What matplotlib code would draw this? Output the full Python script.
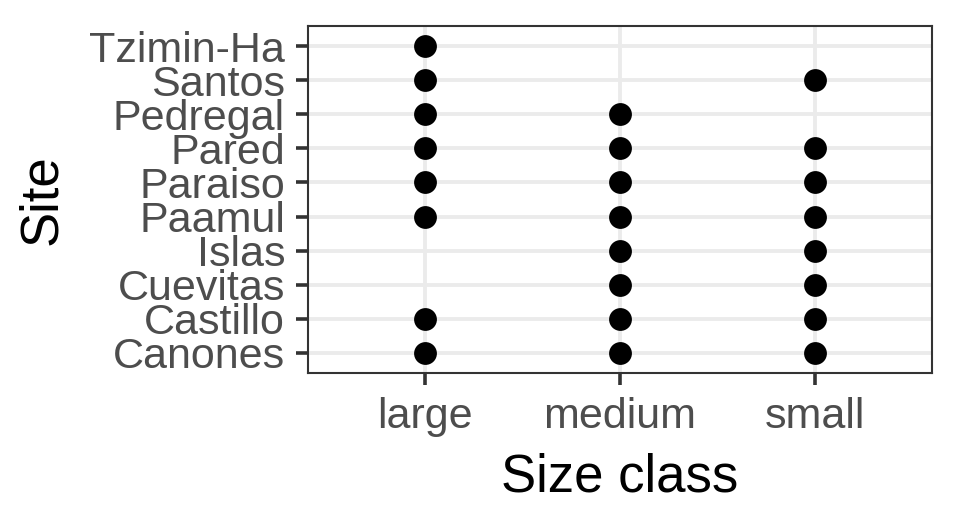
import matplotlib
import matplotlib.pyplot as plt

matplotlib.use('Agg')

plt.rcParams['font.family'] = ['Liberation Sans', 'DejaVu Sans']

sites = ['Canones', 'Castillo', 'Cuevitas', 'Islas', 'Paamul',
         'Paraiso', 'Pared', 'Pedregal', 'Santos', 'Tzimin-Ha']
size_classes = ['large', 'medium', 'small']

# which size classes were recorded at each site
large = ['Tzimin-Ha', 'Santos', 'Pedregal', 'Pared', 'Paraiso', 'Paamul', 'Castillo', 'Canones']
medium = ['Pedregal', 'Pared', 'Paraiso', 'Paamul', 'Islas', 'Cuevitas', 'Castillo', 'Canones']
small = ['Santos', 'Pared', 'Paraiso', 'Paamul', 'Islas', 'Cuevitas', 'Castillo', 'Canones']

obs = {'large': large, 'medium': medium, 'small': small}

fig = plt.figure(figsize=(9.6, 5.28), dpi=100)
ax = fig.add_axes([308/960, 1 - 373/528, 624/960, 347/528])

for i, sc in enumerate(size_classes):
    ys = [sites.index(s) for s in obs[sc]]
    ax.scatter([i] * len(ys), ys, s=270, color='black', zorder=3, linewidths=0)

ax.set_xlim(-0.6, len(size_classes) - 1 + 0.6)
ax.set_ylim(-0.6, len(sites) - 1 + 0.6)
ax.set_xticks(range(len(size_classes)))
ax.set_xticklabels(size_classes)
ax.set_yticks(range(len(sites)))
ax.set_yticklabels(sites)

ax.grid(True, color='#EBEBEB', linewidth=2.8, zorder=0)
ax.set_axisbelow(True)
for sp in ax.spines.values():
    sp.set_color('#333333')
    sp.set_linewidth(1.5)

ax.tick_params(axis='both', colors='#333333', length=8.5, width=2.6,
               labelsize=31, labelcolor='#4D4D4D')
ax.tick_params(axis='x', pad=9)
ax.tick_params(axis='y', pad=8)
ax.set_xlabel('Size class', fontsize=38, labelpad=11)
ax.set_ylabel('Site', fontsize=38, labelpad=16)

plt.savefig('out.png', dpi=100)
- - - -
What to produce:
Restate only the lines running from the start of the material above through the line containing "sp.set_linewidth(1.5)", ends included. No pictures.

Worked answer:
What matplotlib code would draw this? Output the full Python script.
import matplotlib
import matplotlib.pyplot as plt

matplotlib.use('Agg')

plt.rcParams['font.family'] = ['Liberation Sans', 'DejaVu Sans']

sites = ['Canones', 'Castillo', 'Cuevitas', 'Islas', 'Paamul',
         'Paraiso', 'Pared', 'Pedregal', 'Santos', 'Tzimin-Ha']
size_classes = ['large', 'medium', 'small']

# which size classes were recorded at each site
large = ['Tzimin-Ha', 'Santos', 'Pedregal', 'Pared', 'Paraiso', 'Paamul', 'Castillo', 'Canones']
medium = ['Pedregal', 'Pared', 'Paraiso', 'Paamul', 'Islas', 'Cuevitas', 'Castillo', 'Canones']
small = ['Santos', 'Pared', 'Paraiso', 'Paamul', 'Islas', 'Cuevitas', 'Castillo', 'Canones']

obs = {'large': large, 'medium': medium, 'small': small}

fig = plt.figure(figsize=(9.6, 5.28), dpi=100)
ax = fig.add_axes([308/960, 1 - 373/528, 624/960, 347/528])

for i, sc in enumerate(size_classes):
    ys = [sites.index(s) for s in obs[sc]]
    ax.scatter([i] * len(ys), ys, s=270, color='black', zorder=3, linewidths=0)

ax.set_xlim(-0.6, len(size_classes) - 1 + 0.6)
ax.set_ylim(-0.6, len(sites) - 1 + 0.6)
ax.set_xticks(range(len(size_classes)))
ax.set_xticklabels(size_classes)
ax.set_yticks(range(len(sites)))
ax.set_yticklabels(sites)

ax.grid(True, color='#EBEBEB', linewidth=2.8, zorder=0)
ax.set_axisbelow(True)
for sp in ax.spines.values():
    sp.set_color('#333333')
    sp.set_linewidth(1.5)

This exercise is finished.